Being sold to a brothel was always a hideous fate, but not usually a death sentence. Now it often is. And because of the fear of AIDS, customers prefer younger girls whom they believe are less likely to be infected.

Women are about twice as likely to be infected during heterosexual sex with an HIV-positive partner as men are.

For women the lethal risk factor is often not promiscuity but marriage. Routinely in Africa and Asia, women stay safe until they marry, and then they contract AIDS from their husbands.

Female Genital Mutilation (FGM)

Worldwide, some 130 million women have been cut, and after new research, the UN now estimates that 3 million girls are cut annually in Africa alone (the previous estimate had been 2 million globally).

Domestic Violence

Surveys suggest that about one third of all women worldwide face beatings in the home. Women aged fifteen through forty-four are more likely to be maimed or die from male violence than from cancer, malaria, traffic accidents, and war combined.

Moving Forward

“Empowerment” is a cliché in the aid community, but it is truly what is needed. The first step toward greater justice is to transform that culture of female docility and subservience, so that women themselves become more assertive and demanding. As we said earlier, that is, of course, easy for outsiders like us to say: We’re not the ones who run horrible risks for speaking up. But when a woman does stand up, it’s imperative that outsiders champion her; we also must nurture institutions to protect such people.
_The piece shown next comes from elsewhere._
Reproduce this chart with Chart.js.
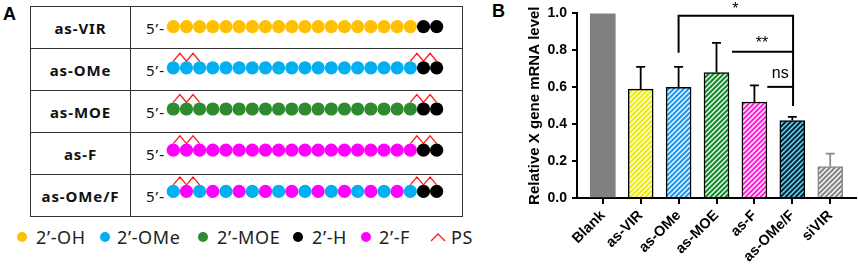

In developing countries, tormenting the illiterate is usually risk-free; preying on the educated is more perilous.

The single most important way to encourage women and girls to stand up for their rights is education, and we can do far more to promote universal education in poor countries.

If there is to be a successful movement on behalf of women in poor countries, it will have to bridge the God Gulf. Secular bleeding hearts and religious bleeding hearts will have to forge a common cause. That’s what happened two centuries ago in the abolitionist movement, when liberal deists and conservative evangelicals joined forces to overthrow slavery. And it’s the only way to muster the political will to get now-invisible women onto the international agenda.

I want to be a part of this movement, don't you?